I would have never thought that I would get my great grandmother’s family for Christmas. Santa’s elves, Jean and Marc, were very generous this year! Previously I was given information about my paternal great grandmother’s family. That information took me down her paternal line and left her maternal line fairly untouched. A second email cleared up information on her seven brothers and sisters and made a lot clearer the photographs with names on them that I have. With a little digging around on the Belgian Archives I managed to find her maternal grandparents and then was stuck once again.
Sunday night there was yet another email waiting for me with more clues in it to family. One of the links took me to a West Flanders database for my Belgian lines. The information at this site is being updated frequently, it gives some of the same information as the Belgian Archives and then more. Another link that he gave me was for my French family line was geneachtimi.org which I had registered with some time ago and just hadn’t found anything on it yet. It is time to go digging through it again and see what new has been posted. To keep myself straight and focused I created another list for links to the Belgium and France information on this blog.
What I did learn about my great grandmother’s maternal side is, her mother was Adèla Sophia Decock. I had found Adèla parents names, Marcellin and Francisca Josepha Casteele Decock, and had gotten stuck there. The Belgian Archives did not have their marriage records, but the West Flanders database did. The links to that information was also included in the email.
With the new links I found Marcellin Decock’s parents, Petrus Josephus and Anna Catherine Devriesere Decock’s information. I also found Francisca’s parents, Constantinus and Christina Fraeyman Casteele. Along with all of this information I located some of the siblings. For Marcellin and Francisca I have found three children, Adela, Frederic and Melanie. For Petrus and Anna I have found three children, Marcellin, Petrus Josephus and Louis Joseph. For Constantinus and Christina I have found two children, Farncisca and Barbara Theresia Constant. I also found some of the spouses of the children using both the Belgian Archives and the West Flanders database.

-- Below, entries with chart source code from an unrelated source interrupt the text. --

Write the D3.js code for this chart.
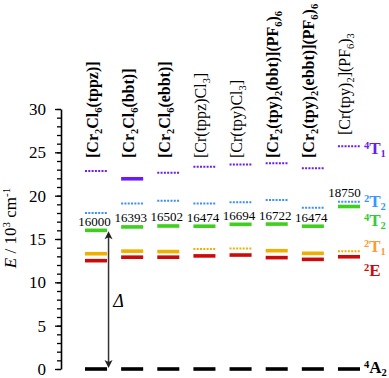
<!DOCTYPE html>
<html><head><meta charset="utf-8">
<script src="https://cdn.jsdelivr.net/npm/d3@7"></script>
<style>
body{margin:0;background:#fff}
svg{display:block}
text{font-family:"Liberation Serif","Times New Roman",Times,serif}
</style>
</head><body>
<svg id="c" width="389" height="378"></svg>
<script>
// ---------- data ----------
const compounds = ["[Cr_2Cl_6(tppz)]", "[Cr_2Cl_6(bbt)]", "[Cr_2Cl_6(ebbt)]", "[Cr(tppz)Cl_3]",
  "[Cr(tpy)Cl_3]", "[Cr_2(tpy)_2(bbt)](PF_6)_6", "[Cr_2(tpy)_2(ebbt)](PF_6)_6", "[Cr(tpy)_2](PF_6)_3"];
const boldCompound = [true, true, true, false, false, true, true, false];

const stateSup  = ["4", "2", "2", "4", "2", "4"];
const stateMain = ["A", "E", "T", "T", "T", "T"];
const stateSub  = ["2", "",  "1", "2", "2", "1"];

// energies in 10^3 cm^-1, one per compound
const E_4A2 = [0, 0, 0, 0, 0, 0, 0, 0];
const E_2E  = [12.5, 12.9, 12.9, 13.05, 13.15, 12.85, 12.65, 12.95];
const E_2T1 = [13.3, 13.6, 13.55, 13.85, 13.9, 13.65, 13.35, 13.6];
const E_4T2 = [16.000, 16.393, 16.502, 16.474, 16.694, 16.722, 16.474, 18.750];
const E_2T2 = [18.0, 19.1, 19.4, 19.1, 19.25, 19.5, 18.6, 19.3];
const E_4T1 = [22.85, 21.95, 22.65, 23.35, 23.6, 23.75, 23.15, 25.7];

// 1 = calculated (dotted), 0 = experimental (solid)
const calc_4A2 = [0, 0, 0, 0, 0, 0, 0, 0];
const calc_2E  = [0, 0, 0, 0, 0, 0, 0, 0];
const calc_2T1 = [0, 0, 0, 1, 1, 0, 0, 1];
const calc_4T2 = [0, 0, 0, 0, 0, 0, 0, 0];
const calc_2T2 = [1, 1, 1, 1, 1, 1, 1, 1];
const calc_4T1 = [1, 0, 1, 1, 1, 1, 1, 1];

const yTicks = [0, 5, 10, 15, 20, 25, 30];

// ---------- drawing ----------
const energies = [E_4A2, E_2E, E_2T1, E_4T2, E_2T2, E_4T1];
const calcs = [calc_4A2, calc_2E, calc_2T1, calc_4T2, calc_2T2, calc_4T1];
const barColor   = ["#000000", "#cc0a0a", "#f0b000", "#3fcf1f", "#3d8ef7", "#6a1cf2"];
const labelColor = ["#000000", "#cc0a0a", "#ff9a33", "#33cc33", "#3399ff", "#6a1cf2"];
const labelDy    = [4, 19, 1, 19, 5, 8]; // pixel offsets of state labels from last column level

const svg = d3.select("#c");
const y = d3.scaleLinear().domain([0, 30]).range([369, 109]);
const x = d3.scaleBand().domain(d3.range(compounds.length)).range([85, 360]).paddingInner(0.39).paddingOuter(0);
const bw = x.bandwidth();

// axis
const axis = svg.append("g").attr("transform", "translate(61,0)");
axis.call(d3.axisLeft(y).tickValues(d3.range(0, 31, 1)).tickSize(4).tickFormat(""))
  .call(g => g.select(".domain").remove());
axis.append("g").call(d3.axisLeft(y).tickValues(yTicks).tickSize(6).tickSizeOuter(0).tickPadding(9).tickFormat(d3.format("d")));
axis.selectAll("line").attr("stroke", "#000").attr("stroke-width", 1.3);
axis.selectAll(".domain").attr("stroke", "#000").attr("stroke-width", 1.6);
axis.selectAll("text").attr("font-size", 17).attr("font-family", "Liberation Serif").attr("fill", "#000");

// axis title
const title = svg.append("text").attr("transform", "translate(16,228) rotate(-90)")
  .attr("text-anchor", "middle").attr("font-size", 17);
title.append("tspan").attr("font-style", "italic").text("E");
title.append("tspan").text(" / 10");
title.append("tspan").attr("dy", -6).attr("font-size", 11).text("3");
title.append("tspan").attr("dy", 6).text(" cm");
title.append("tspan").attr("dy", -6).attr("font-size", 11).text("-1");

// levels
energies.forEach((arr, s) => {
  svg.append("g").selectAll("line").data(arr).join("line")
    .attr("x1", (d, i) => x(i)).attr("x2", (d, i) => x(i) + bw)
    .attr("y1", d => y(d)).attr("y2", d => y(d))
    .attr("stroke", barColor[s])
    .attr("stroke-width", (d, i) => calcs[s][i] ? 2 : 3.6)
    .attr("stroke-dasharray", (d, i) => calcs[s][i] ? "2,1.3" : null);
});

// 4T2 value labels
svg.append("g").selectAll("text").data(E_4T2).join("text")
  .attr("x", (d, i) => x(i) + bw / 2 - 1.5 - (i === compounds.length - 1 ? 3 : 0))
  .attr("y", (d, i) => (E_2T2[i] - d < 1 ? y(E_2T2[i]) : y(d)) - 4.5)
  .attr("text-anchor", "middle").attr("font-size", 13)
  .text(d => Math.round(d * 1000));

// compound labels (rotated)
function richText(sel, str, size) {
  const re = /_(\d)|([^_]+)/g; let m; let sub = false;
  while ((m = re.exec(str)) !== null) {
    if (m[1]) {
      sel.append("tspan").attr("dy", sub ? 0 : 4).attr("font-size", size * 0.65).text(m[1]);
      sub = true;
    } else {
      sel.append("tspan").attr("dy", sub ? -4 : 0).text(m[2]);
      sub = false;
    }
  }
}
compounds.forEach((c, i) => {
  const bottom = i === compounds.length - 1 ? 135 : 158;
  const t = svg.append("text")
    .attr("transform", `translate(${x(i) + bw / 2 + 1.5},${bottom}) rotate(-90)`)
    .attr("font-size", 16).attr("font-weight", boldCompound[i] ? "bold" : "normal");
  richText(t, c, 16);
});

// delta arrow
const last = compounds.length - 1;
const ax = x(0) + bw + 1.5, yTop = y(E_4T2[0]) + 1, yBot = y(0) - 1;
svg.append("line").attr("x1", ax).attr("x2", ax).attr("y1", yTop + 5).attr("y2", yBot - 5)
  .attr("stroke", "#333").attr("stroke-width", 1.5);
svg.append("path").attr("d", `M${ax},${yTop} L${ax - 4},${yTop + 8} L${ax},${yTop + 6} L${ax + 4},${yTop + 8} Z`).attr("fill", "#222");
svg.append("path").attr("d", `M${ax},${yBot} L${ax - 4},${yBot - 8} L${ax},${yBot - 6} L${ax + 4},${yBot - 8} Z`).attr("fill", "#222");
svg.append("text").attr("x", ax + 10).attr("y", (yTop + yBot) / 2 + 6 + 1)
  .attr("text-anchor", "middle").attr("font-size", 18).attr("font-style", "italic").text("Δ");

// state labels on right
energies.forEach((arr, s) => {
  const t = svg.append("text").attr("x", 364).attr("y", y(arr[last]) + labelDy[s])
    .attr("font-weight", "bold").attr("fill", labelColor[s]).attr("font-size", 17);
  t.append("tspan").attr("dy", -5).attr("font-size", 10.5).text(stateSup[s]);
  t.append("tspan").attr("dy", 5).text(stateMain[s]);
  if (stateSub[s]) t.append("tspan").attr("dy", 3).attr("font-size", 10.5).text(stateSub[s]);
});
</script>
</body></html>
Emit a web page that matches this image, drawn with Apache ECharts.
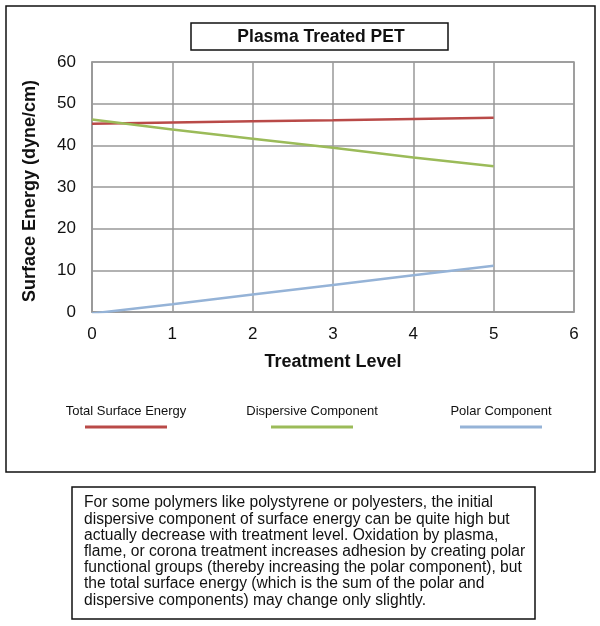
<!DOCTYPE html>
<html>
<head>
<meta charset="utf-8">
<script src="https://cdn.jsdelivr.net/npm/echarts@6/dist/echarts.min.js"></script>
<style>
    html, body { margin: 0; padding: 0; background: #fff; }
    #Root { width: 600px; height: 626px; }
</style>
</head>
<body>
<div id="Root"></div>
<script>
// treatment levels and the three series
const levels = [0, 1, 2, 3, 4, 5]
const totalEnergy = [45.2, 45.5, 45.8, 46.0, 46.3, 46.6]
const dispersive = [46.2, 43.8, 41.6, 39.4, 37.1, 35.0]
const polar = [-0.35, 1.85, 4.2, 6.5, 8.8, 11.1]
const seriesNames = ['Total Surface Energy', 'Dispersive Component', 'Polar Component']
const seriesColors = ['#b94a48', '#9bbb59', '#95b3d7']
const yTicks = [0, 10, 20, 30, 40, 50, 60]

const note = [
    'For some polymers like polystyrene or polyesters, the initial',
    'dispersive component of surface energy can be quite high but',
    'actually decrease with treatment level. Oxidation by plasma,',
    'flame, or corona treatment increases adhesion by creating polar',
    'functional groups (thereby increasing the polar component), but',
    'the total surface energy (which is the sum of the polar and',
    'dispersive components) may change only slightly.'
]

const font = 'Liberation Sans, Arial, sans-serif'

function toPairs(ys) {
    return levels.map((x, i) => [x, ys[i]])
}

let chart = echarts.init(document.getElementById('Root'))

// legend drawn by hand: label above a short line
let legendX = [126, 312, 501]
let legendGraphics = []
seriesNames.forEach((name, i) => {
    legendGraphics.push({
        type: 'text', x: legendX[i], y: 411,
        style: { text: name, font: '13px ' + font, fill: '#111', align: 'center', verticalAlign: 'middle' }
    })
    legendGraphics.push({
        type: 'line',
        shape: { x1: legendX[i] - 41, y1: 427, x2: legendX[i] + 41, y2: 427 },
        style: { stroke: seriesColors[i], lineWidth: 3 }
    })
})

let option = {
    animation: false,
    textStyle: { fontFamily: font },
    grid: {
        left: 92, right: 26, top: 62, bottom: 314,
        show: true, borderColor: '#999', borderWidth: 1.5
    },
    xAxis: {
        type: 'value', min: 0, max: 6, interval: 1,
        name: 'Treatment Level', nameLocation: 'middle', nameGap: 41,
        nameTextStyle: { fontSize: 18, fontWeight: 'bold', color: '#111', fontFamily: font },
        axisLine: { show: true, lineStyle: { color: '#999', width: 1.5 } },
        axisTick: { show: false },
        axisLabel: { fontSize: 17, color: '#111', margin: 14, fontFamily: font },
        splitLine: { show: true, lineStyle: { color: '#999', width: 1.5 } }
    },
    yAxis: {
        type: 'value', min: yTicks[0], max: yTicks[yTicks.length - 1], interval: 10,
        name: 'Surface Energy (dyne/cm)', nameLocation: 'middle', nameGap: 53,
        nameTextStyle: { fontSize: 18, fontWeight: 'bold', color: '#111', fontFamily: font, padding: [0, 8, 0, 0] },
        axisLine: { show: true, lineStyle: { color: '#999', width: 1.5 } },
        axisTick: { show: false },
        axisLabel: { fontSize: 17, color: '#111', margin: 16, fontFamily: font },
        splitLine: { show: true, lineStyle: { color: '#999', width: 1.5 } }
    },
    series: [totalEnergy, dispersive, polar].map((ys, i) => ({
        name: seriesNames[i],
        type: 'line',
        data: toPairs(ys),
        symbol: 'none',
        clip: true,
        lineStyle: { color: seriesColors[i], width: 2.5 },
        itemStyle: { color: seriesColors[i] },
        z: 3 + i
    })),
    graphic: [
        // outer frame around the chart
        { type: 'rect', shape: { x: 6, y: 6, width: 589, height: 466 }, style: { fill: 'none', stroke: '#111', lineWidth: 1.5 }, z: -1 },
        // title box
        { type: 'rect', shape: { x: 191, y: 23, width: 257, height: 27 }, style: { fill: '#fff', stroke: '#111', lineWidth: 1.5 } },
        { type: 'text', x: 321, y: 37, style: { text: 'Plasma Treated PET', font: 'bold 17.5px ' + font, fill: '#111', align: 'center', verticalAlign: 'middle' } },
        // note box below
        { type: 'rect', shape: { x: 72, y: 487, width: 463, height: 132 }, style: { fill: '#fff', stroke: '#111', lineWidth: 1.5 } },
        { type: 'text', x: 84, y: 495, style: { text: note.join('\n'), font: '15.6px ' + font, lineHeight: 16.2, fill: '#111', align: 'left', verticalAlign: 'top' } }
    ].concat(legendGraphics)
}

chart.setOption(option)
</script>
</body>
</html>
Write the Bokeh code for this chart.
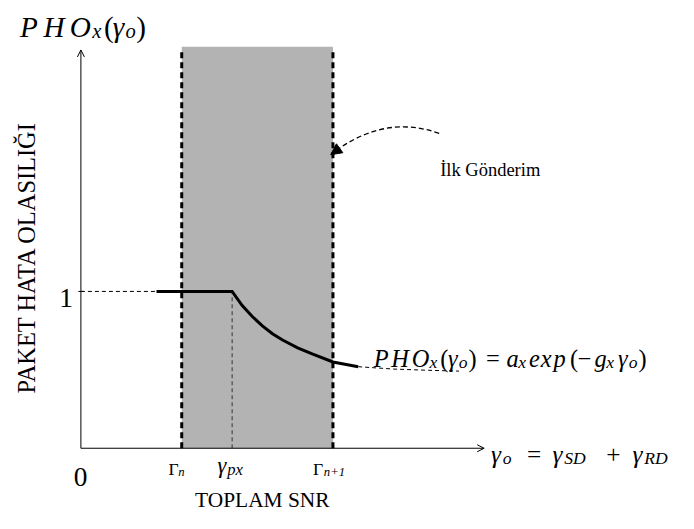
import math
from bokeh.plotting import figure
from bokeh.models import Range1d, Label, Arrow, OpenHead, NormalHead
from bokeh.embed import file_html
from bokeh.resources import INLINE

# ---------------- data (schematic values) ----------------
band_x = [2.0, 5.0]            # Gamma_n, Gamma_{n+1}
band_top = 2.56
border_top = 2.53
gamma_px = 3.0
level_y = 1.0
flat_x = [1.5, 3.0]
flat_y = [1.0, 1.0]
curve_x = [3.0, 3.2, 3.4, 3.6, 3.8, 4.0, 4.3, 4.6, 5.0, 5.5]
curve_y = [1.0, 0.91, 0.84, 0.78, 0.73, 0.69, 0.64, 0.60, 0.55, 0.52]
tail_x = [5.5, 6.2, 6.9, 7.5]
tail_y = [0.52, 0.505, 0.497, 0.492]
x_axis_end = 8.0
y_axis_end = 2.54
ytick_vals = [1.0]
ytick_labels = ["1"]

# ---------------- layout helpers (reference pixel -> data) ----------------
OX, OY, UX, UY = 82.3, 461.7, 51.6, 161.7
def X(px):
    return (px - OX) / UX
def Y(py):
    return (OY - py) / UY

W, H = 678, 513
SC = 0.975  # font scale (canvas slightly smaller than reference)
p = figure(width=W, height=H, x_range=Range1d(X(0), X(694)), y_range=Range1d(Y(529), Y(0)),
           output_backend="svg", toolbar_location=None, min_border=0,
           x_axis_type=None, y_axis_type=None)
p.grid.visible = False
p.outline_line_color = None
p.background_fill_color = "white"

FONT = "'Liberation Serif', 'DejaVu Serif', serif"

# shaded band
p.quad(left=band_x[0], right=band_x[1], bottom=0, top=band_top,
       fill_color="#b3b3b3", line_color=None)
# thick dotted borders
p.segment(x0=band_x, y0=[0, 0], x1=band_x, y1=[border_top, border_top],
          line_width=3, line_dash="6 4", line_color="black")

# axes with open arrow heads
p.add_layout(Arrow(end=OpenHead(size=7, line_width=1, line_color="black"),
                   x_start=0, y_start=0, x_end=x_axis_end, y_end=0,
                   line_width=1, line_color="black"))
p.add_layout(Arrow(end=OpenHead(size=7, line_width=1, line_color="black"),
                   x_start=0, y_start=0, x_end=0, y_end=y_axis_end,
                   line_width=1, line_color="black"))
# y tick
p.segment(x0=[-0.05] * len(ytick_vals), y0=ytick_vals, x1=[0.05] * len(ytick_vals), y1=ytick_vals,
          line_color="black", line_width=1)

# dashed guides
p.line([0, flat_x[0]], [level_y, level_y], line_width=1, line_dash="4 3", line_color="black")
p.line([gamma_px, gamma_px], [0, level_y], line_width=1, line_dash="4 3", line_color="#333333")

# main curve
p.line(flat_x + curve_x[1:], flat_y + curve_y[1:], line_width=3, line_color="black", line_join="miter")
p.line(tail_x, tail_y, line_width=1, line_dash="4 3", line_color="black")

# curved dashed arrow
p.quadratic(x0=X(449), y0=Y(137), x1=X(346), y1=Y(153), cx=X(396), cy=Y(118),
            line_width=1.3, line_dash="5 3", line_color="black")
p.add_layout(Arrow(end=NormalHead(size=11, fill_color="black", line_color="black"),
                   x_start=X(349), y_start=Y(151), x_end=X(338), y_end=Y(159),
                   line_alpha=0))

def T(txt, xp, yp, size, style="italic", align="left", angle=0.0):
    p.add_layout(Label(x=X(xp), y=Y(yp), text=txt, text_font=FONT,
                       text_font_size=f"{size * SC:.1f}px", text_font_style=style,
                       text_align=align, text_baseline="alphabetic",
                       angle=angle, text_color="black"))

# top-left label  PHO_x(gamma_o)
for s, xp, yp, sz, st in [("P", 20, 27, 30, "italic"), ("H", 44, 27, 30, "italic"),
                          ("O", 71, 27, 30, "italic"), ("x", 94, 31, 21, "italic"),
                          ("(", 106, 27, 30, "normal"), ("γ", 115, 27, 30, "italic"),
                          ("o", 128, 31, 21, "italic"), (")", 139, 27, 30, "normal")]:
    T(s, xp, yp, sz, st)

# formula on the right
for s, xp, yp, sz, st in [("P", 382, 369, 25, "italic"), ("H", 400, 369, 25, "italic"),
                          ("O", 421, 369, 25, "italic"), ("x", 439, 373, 18, "italic"),
                          ("(", 450, 369, 25, "normal"), ("γ", 458, 369, 25, "italic"),
                          ("o", 469, 373, 18, "italic"), (")", 479, 369, 25, "normal"),
                          ("=", 497, 369, 25, "normal"), ("a", 518, 369, 25, "italic"),
                          ("x", 530, 373, 18, "italic"), ("e", 541, 369, 25, "italic"),
                          ("x", 553, 369, 25, "italic"), ("p", 566, 369, 25, "italic"),
                          ("(", 583, 369, 25, "normal"), ("−", 591, 369, 25, "normal"),
                          ("g", 608, 369, 25, "italic"), ("x", 620, 373, 18, "italic"),
                          ("γ", 632, 369, 25, "italic"), ("o", 643, 373, 18, "italic"),
                          (")", 653, 369, 25, "normal")]:
    T(s, xp, yp, sz, st)

# x-axis end label
for s, xp, yp, sz, st in [("γ", 502, 468, 26, "italic"), ("o", 514, 472, 18, "italic"),
                          ("=", 539, 468, 26, "normal"), ("γ", 565, 468, 26, "italic"),
                          ("SD", 577, 472, 18, "italic"), ("+", 620, 468, 26, "normal"),
                          ("γ", 647, 468, 26, "italic"), ("RD", 659, 472, 18, "italic")]:
    T(s, xp, yp, sz, st)

# x tick labels
T("Γ", 172, 483, 18, "normal"); T("n", 182, 486, 13, "italic")
T("γ", 222, 480, 23, "italic"); T("px", 232, 484, 17, "italic")
T("Γ", 320, 483, 18, "normal"); T("n+1", 331, 486, 13, "italic")
T("0", 82, 491, 28, "normal", align="center")
for v, lab in zip(ytick_vals, ytick_labels):
    p.add_layout(Label(x=X(74), y=v, y_offset=-7, text=lab, text_font=FONT,
                       text_font_size=f"{28 * SC:.1f}px",
                       text_align="right", text_baseline="alphabetic", text_color="black"))

# axis titles
T("TOPLAM SNR", 268, 515, 22, "normal", align="center")
T("PAKET HATA OLASILIĞI", 26.5, 265, 25, "normal", align="center", angle=math.pi / 2)

# annotation
T("İlk Gönderim", 450, 175, 19, "normal")

open("out.html", "w").write(file_html(p, INLINE))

One of the other things that I have learned along the way is the definition of what we think of an orphan and what Belgium considers an orphan is a bit different. The family tale is that my great grandmother was an orphan, which of course meant raised in an orphanage without parents. It never was clear to me how she had family and was still an orphan. It seems, from my understanding, that when one parent dies the government becomes involved for all of those children under legal age. I have searched the orphan database and haven’t found the Defruytier children listed after 1878 when their mother died. Their father didn’t die until 1902 when all of the children were grown.